## start Records to process
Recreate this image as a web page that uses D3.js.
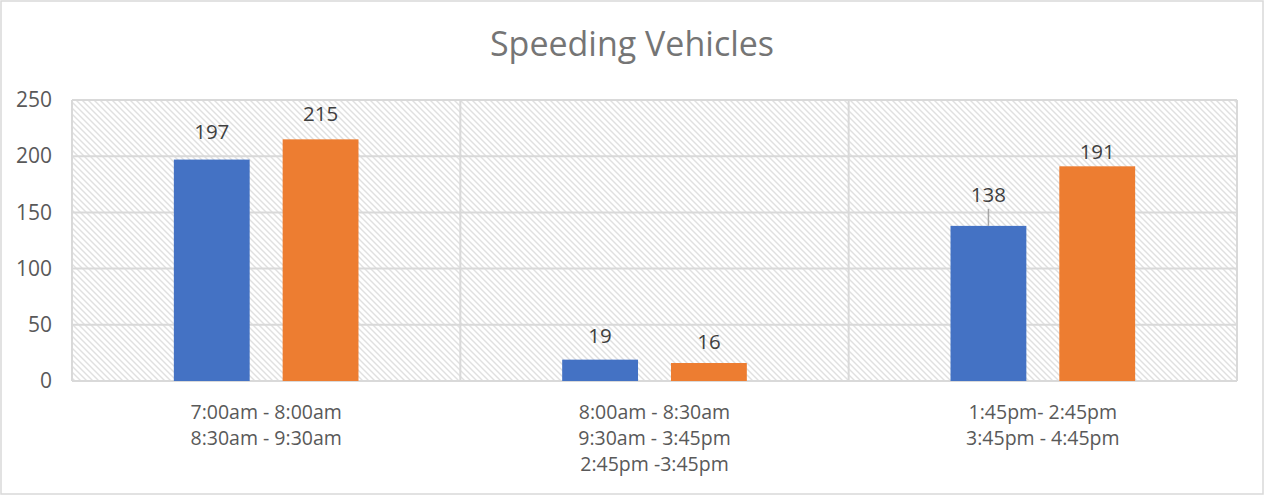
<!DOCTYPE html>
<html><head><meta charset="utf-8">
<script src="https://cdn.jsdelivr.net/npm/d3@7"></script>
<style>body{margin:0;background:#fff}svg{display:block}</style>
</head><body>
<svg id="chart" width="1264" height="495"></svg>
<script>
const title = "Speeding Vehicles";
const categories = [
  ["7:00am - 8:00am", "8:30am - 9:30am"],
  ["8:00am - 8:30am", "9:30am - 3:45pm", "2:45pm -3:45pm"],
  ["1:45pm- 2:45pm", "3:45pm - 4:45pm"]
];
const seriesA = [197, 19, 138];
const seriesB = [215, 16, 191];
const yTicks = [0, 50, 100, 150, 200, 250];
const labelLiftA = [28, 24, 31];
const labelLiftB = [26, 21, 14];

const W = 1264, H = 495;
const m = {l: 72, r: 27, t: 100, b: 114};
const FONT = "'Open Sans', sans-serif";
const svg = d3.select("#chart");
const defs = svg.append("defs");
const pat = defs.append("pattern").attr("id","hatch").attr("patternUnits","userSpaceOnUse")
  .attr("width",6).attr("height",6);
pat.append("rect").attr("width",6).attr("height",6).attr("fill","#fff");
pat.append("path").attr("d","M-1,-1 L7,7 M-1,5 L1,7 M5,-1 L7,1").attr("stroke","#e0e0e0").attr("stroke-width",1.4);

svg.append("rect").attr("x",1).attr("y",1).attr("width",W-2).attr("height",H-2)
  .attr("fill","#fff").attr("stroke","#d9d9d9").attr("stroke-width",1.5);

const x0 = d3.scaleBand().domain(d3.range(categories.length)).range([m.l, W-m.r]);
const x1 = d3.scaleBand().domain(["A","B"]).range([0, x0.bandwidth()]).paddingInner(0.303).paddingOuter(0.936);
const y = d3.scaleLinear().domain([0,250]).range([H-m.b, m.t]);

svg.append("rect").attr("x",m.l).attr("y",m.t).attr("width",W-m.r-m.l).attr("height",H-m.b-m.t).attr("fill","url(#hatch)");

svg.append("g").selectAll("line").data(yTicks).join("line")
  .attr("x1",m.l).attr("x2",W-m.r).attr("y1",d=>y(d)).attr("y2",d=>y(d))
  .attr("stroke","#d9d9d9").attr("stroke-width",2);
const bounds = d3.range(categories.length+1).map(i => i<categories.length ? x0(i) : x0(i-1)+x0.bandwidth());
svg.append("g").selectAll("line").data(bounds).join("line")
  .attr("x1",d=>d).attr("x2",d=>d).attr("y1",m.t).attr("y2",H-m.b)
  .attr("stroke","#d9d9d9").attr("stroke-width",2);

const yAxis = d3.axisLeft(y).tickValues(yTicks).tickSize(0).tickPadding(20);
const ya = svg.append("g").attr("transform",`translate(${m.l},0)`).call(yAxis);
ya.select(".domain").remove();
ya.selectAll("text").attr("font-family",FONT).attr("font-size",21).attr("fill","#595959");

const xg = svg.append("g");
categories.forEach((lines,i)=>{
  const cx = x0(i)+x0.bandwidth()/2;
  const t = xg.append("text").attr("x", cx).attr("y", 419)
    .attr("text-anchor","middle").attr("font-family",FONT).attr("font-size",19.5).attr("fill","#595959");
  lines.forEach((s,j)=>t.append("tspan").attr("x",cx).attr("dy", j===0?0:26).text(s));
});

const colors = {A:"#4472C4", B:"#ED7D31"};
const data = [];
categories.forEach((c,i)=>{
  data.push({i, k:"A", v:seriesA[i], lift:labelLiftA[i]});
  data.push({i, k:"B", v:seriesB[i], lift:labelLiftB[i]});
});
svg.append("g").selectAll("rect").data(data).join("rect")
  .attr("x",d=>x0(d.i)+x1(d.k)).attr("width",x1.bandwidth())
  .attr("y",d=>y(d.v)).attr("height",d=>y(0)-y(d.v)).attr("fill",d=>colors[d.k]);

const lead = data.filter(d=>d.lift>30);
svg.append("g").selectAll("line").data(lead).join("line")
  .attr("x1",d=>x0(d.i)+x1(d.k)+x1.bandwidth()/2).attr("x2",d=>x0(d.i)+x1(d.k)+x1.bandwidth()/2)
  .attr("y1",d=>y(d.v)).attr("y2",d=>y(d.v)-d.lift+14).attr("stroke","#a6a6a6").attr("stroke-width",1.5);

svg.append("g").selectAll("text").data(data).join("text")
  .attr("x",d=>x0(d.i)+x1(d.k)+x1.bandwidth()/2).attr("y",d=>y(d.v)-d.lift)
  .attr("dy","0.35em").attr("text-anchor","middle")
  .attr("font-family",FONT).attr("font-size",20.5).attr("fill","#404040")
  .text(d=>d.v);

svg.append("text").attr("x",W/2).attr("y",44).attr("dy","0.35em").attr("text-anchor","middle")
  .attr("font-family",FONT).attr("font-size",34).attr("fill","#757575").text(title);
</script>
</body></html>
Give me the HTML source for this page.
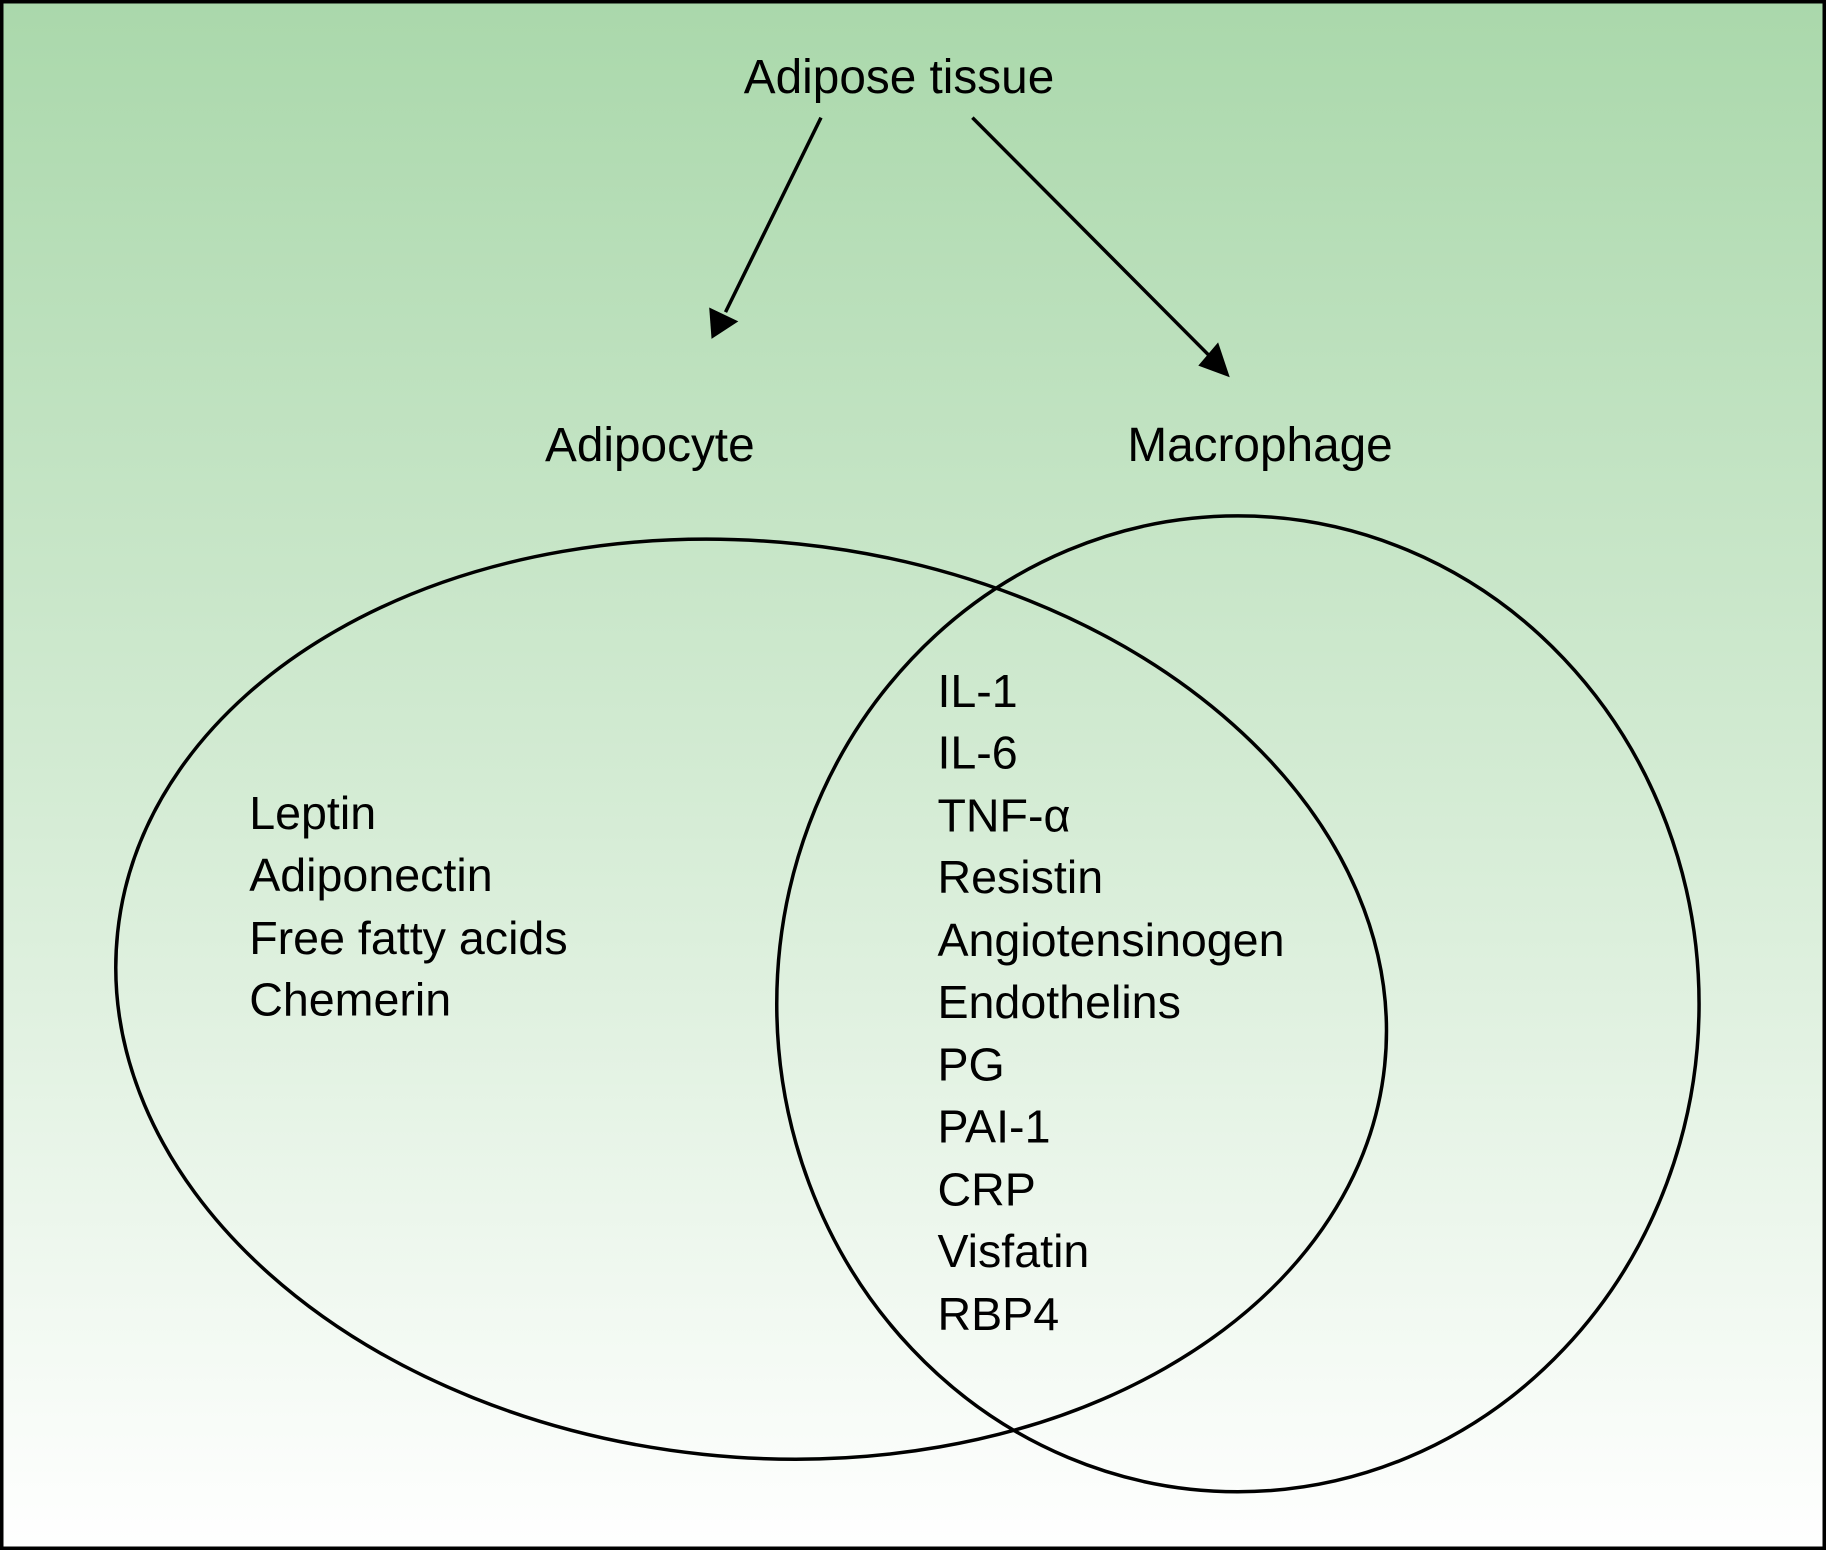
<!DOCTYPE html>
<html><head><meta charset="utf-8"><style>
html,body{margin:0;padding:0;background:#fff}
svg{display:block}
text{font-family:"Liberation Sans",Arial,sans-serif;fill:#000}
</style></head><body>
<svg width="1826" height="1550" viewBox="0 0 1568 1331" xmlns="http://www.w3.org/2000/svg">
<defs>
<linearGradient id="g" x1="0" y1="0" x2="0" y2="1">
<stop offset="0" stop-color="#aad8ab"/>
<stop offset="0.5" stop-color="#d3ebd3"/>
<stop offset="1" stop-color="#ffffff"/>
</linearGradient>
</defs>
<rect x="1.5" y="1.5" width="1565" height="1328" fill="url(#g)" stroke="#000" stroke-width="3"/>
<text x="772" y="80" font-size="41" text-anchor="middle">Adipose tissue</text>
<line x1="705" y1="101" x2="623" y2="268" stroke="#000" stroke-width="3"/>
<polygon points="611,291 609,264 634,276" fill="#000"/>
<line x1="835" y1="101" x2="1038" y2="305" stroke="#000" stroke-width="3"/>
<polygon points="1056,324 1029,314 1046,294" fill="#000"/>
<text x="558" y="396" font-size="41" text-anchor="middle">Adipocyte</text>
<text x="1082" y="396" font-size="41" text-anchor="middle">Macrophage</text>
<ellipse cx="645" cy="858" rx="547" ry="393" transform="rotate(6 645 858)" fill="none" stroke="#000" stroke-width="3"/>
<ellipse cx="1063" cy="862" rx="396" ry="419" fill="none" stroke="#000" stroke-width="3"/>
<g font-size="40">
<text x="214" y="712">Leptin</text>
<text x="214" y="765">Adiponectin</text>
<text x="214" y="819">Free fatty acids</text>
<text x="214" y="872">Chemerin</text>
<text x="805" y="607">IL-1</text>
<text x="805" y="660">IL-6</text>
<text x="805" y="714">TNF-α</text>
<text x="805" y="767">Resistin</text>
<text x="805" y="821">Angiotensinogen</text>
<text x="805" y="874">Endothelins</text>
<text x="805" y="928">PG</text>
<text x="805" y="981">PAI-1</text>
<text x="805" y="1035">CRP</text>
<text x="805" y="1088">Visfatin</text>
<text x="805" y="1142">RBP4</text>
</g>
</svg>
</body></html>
## end Records to process
- _What you have to do_
Return all lines containing the word "page".

- _Final result_
Recreate this image as a web page that uses D3.js.
Give me the HTML source for this page.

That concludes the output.